While I’m quite aware that my own snobbish attitude did nothing to contribute to the overall festive atmosphere of the floating nightmare, The Sovereign of the Sleaze, I did try my best to ignore the seasickness, the exorbitantly priced beers, the obsequious and pandering international staff, the bad Vegas-style shows, and the preponderance of drunken conservative blather overheard (Elton John is a deviant, Hollywood is destroying our values, Elton John’s partner in matrimony destroyed Elton John, whatever.)

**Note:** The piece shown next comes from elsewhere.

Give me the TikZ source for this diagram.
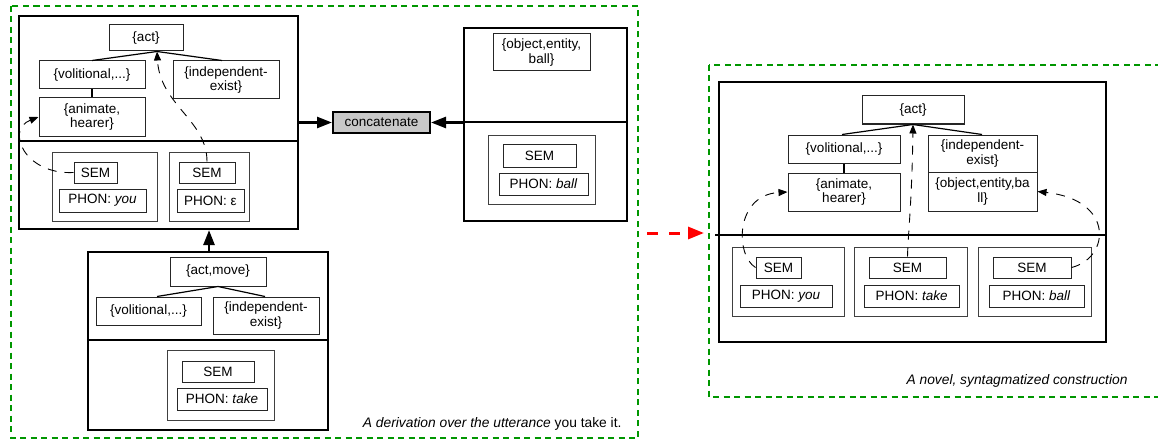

In fact, I do remember enjoying myself at one point. We had been at sea for something like 20 hours on the 4th day and the weather was grey, the clouds were low, and the water was a dark, metallic, blue. I was as far forward in the bow as possible, and at the lowest deck available. Land was nowhere in sight, and the wind was blasting and chilly. I looked down and thought to myself, “That’s death right there bubba, pure and simple, fall in and you’re done” and it was unimaginably beautiful.

I guess that makes me Goth.


6 Responses to Feet Dry

  1. succinct and accurate except there were never any cool goths on my two cruises. The first cruise I ate myself silly because they kept throwing food at me and I didn’t realize what was happening. My second cruise I was able to restrain myself. Also, while there were no goths, on my second cruise, I went with a giant singles group (~250) and had a total blast. If I were to actually pay for a cruise again, and it’s unlikely, I would only do it with the singles crowd; although the goth crowd would tempt me.

  2. Maybe you’ve found your tribe, Juancho. There’s something about goth chicks.

    Gonna write about San Felasco? I’m in a moral dilemma. My T-shirt says 50, but I only did 30. Should I give it to Goodwill?

    Easing back from the rigorious pre-Felasco regimen, I rode light this past weekend. Once-plus around Munson on Saturday, then up from St. Mark’s on the pavement Sunday. It was enough. (Look, ma, no cramps!)